Task to complete: Quote the data exactly, first line to the line containing "from matplotlib.ticker import MultipleLocator", with no pictures.

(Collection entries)
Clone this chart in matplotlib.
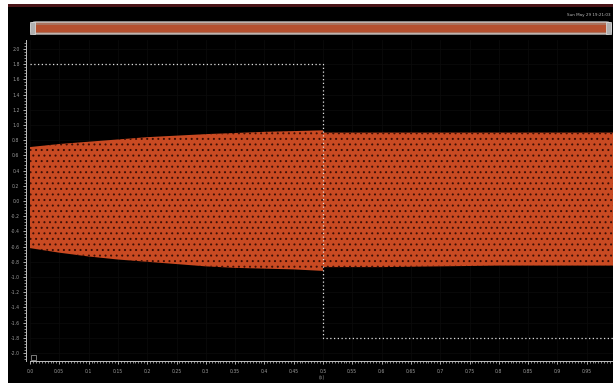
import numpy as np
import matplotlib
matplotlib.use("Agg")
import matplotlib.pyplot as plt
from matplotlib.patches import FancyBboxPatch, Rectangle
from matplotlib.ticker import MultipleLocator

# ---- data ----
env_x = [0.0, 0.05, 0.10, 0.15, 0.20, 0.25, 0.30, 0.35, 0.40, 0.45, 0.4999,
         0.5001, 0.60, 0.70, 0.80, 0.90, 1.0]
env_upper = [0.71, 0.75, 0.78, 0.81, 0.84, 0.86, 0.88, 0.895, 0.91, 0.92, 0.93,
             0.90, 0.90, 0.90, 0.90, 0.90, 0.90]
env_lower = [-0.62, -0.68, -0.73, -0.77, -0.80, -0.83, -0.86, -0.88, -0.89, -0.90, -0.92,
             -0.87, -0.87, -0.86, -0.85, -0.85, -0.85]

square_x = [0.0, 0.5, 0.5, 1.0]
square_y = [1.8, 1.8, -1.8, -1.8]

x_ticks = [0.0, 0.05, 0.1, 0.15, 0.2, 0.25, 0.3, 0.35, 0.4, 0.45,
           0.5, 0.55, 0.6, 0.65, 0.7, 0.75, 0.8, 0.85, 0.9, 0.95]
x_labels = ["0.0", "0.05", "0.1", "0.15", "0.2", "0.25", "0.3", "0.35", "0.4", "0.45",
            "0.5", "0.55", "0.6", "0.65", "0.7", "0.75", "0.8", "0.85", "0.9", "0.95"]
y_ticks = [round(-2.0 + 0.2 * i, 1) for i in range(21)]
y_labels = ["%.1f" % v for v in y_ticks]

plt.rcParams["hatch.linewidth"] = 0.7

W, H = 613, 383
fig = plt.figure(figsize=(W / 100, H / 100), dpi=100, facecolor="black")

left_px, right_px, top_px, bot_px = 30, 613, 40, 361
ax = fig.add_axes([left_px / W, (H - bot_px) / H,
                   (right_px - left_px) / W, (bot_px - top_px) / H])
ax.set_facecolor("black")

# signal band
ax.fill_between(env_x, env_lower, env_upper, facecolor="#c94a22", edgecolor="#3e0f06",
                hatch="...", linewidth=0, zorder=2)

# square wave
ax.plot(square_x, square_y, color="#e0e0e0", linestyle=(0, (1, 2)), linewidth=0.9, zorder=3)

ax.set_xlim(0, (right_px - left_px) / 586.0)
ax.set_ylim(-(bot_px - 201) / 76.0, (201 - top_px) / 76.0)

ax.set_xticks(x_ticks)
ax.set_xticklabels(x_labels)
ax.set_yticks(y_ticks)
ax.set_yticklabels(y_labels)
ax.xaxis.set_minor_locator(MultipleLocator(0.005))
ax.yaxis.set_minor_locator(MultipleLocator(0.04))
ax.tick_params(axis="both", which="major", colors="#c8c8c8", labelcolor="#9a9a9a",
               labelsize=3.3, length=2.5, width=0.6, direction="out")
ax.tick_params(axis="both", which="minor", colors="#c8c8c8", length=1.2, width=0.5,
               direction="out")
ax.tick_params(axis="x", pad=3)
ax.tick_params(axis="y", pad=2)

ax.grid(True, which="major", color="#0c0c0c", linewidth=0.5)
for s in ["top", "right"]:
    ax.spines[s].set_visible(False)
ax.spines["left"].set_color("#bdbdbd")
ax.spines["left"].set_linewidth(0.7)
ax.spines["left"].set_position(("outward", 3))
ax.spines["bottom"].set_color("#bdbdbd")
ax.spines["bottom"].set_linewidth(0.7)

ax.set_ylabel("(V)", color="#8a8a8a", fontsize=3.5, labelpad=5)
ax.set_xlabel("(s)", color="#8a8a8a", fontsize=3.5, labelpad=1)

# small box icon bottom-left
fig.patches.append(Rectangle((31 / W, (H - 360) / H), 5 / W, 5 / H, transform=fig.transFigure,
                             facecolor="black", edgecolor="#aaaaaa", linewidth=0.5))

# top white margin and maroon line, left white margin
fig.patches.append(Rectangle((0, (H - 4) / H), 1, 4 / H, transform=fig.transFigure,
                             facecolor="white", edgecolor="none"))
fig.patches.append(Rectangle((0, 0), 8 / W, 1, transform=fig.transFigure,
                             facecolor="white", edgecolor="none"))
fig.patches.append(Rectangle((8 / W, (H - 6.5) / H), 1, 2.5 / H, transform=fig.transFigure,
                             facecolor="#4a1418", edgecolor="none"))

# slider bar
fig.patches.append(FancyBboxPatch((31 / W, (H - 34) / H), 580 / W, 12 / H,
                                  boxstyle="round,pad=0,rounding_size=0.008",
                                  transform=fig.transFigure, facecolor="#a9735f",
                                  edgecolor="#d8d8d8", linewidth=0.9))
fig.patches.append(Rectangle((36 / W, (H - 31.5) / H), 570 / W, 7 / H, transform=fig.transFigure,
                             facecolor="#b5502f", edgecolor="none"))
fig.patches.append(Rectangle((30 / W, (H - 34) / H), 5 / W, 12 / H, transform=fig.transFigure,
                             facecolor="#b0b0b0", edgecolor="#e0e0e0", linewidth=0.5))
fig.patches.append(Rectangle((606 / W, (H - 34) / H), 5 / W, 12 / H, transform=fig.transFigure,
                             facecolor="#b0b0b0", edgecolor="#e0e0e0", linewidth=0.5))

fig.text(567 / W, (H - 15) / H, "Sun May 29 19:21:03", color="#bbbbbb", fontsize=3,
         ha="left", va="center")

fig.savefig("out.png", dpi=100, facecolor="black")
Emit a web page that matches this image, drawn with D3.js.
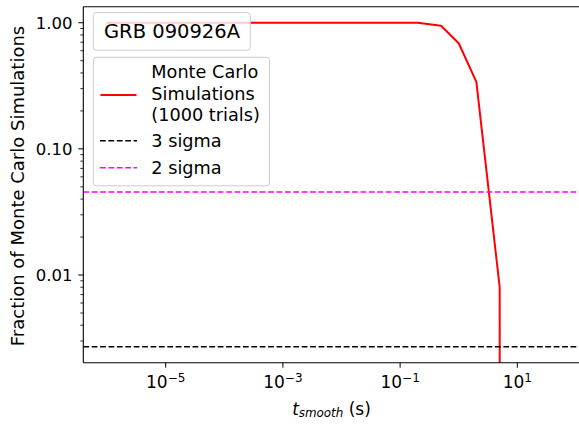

Written response:
Clone this chart in matplotlib.
import numpy as np
import matplotlib
matplotlib.use("Agg")
import matplotlib.pyplot as plt
from matplotlib.patches import FancyBboxPatch, Rectangle
from matplotlib.ticker import MultipleLocator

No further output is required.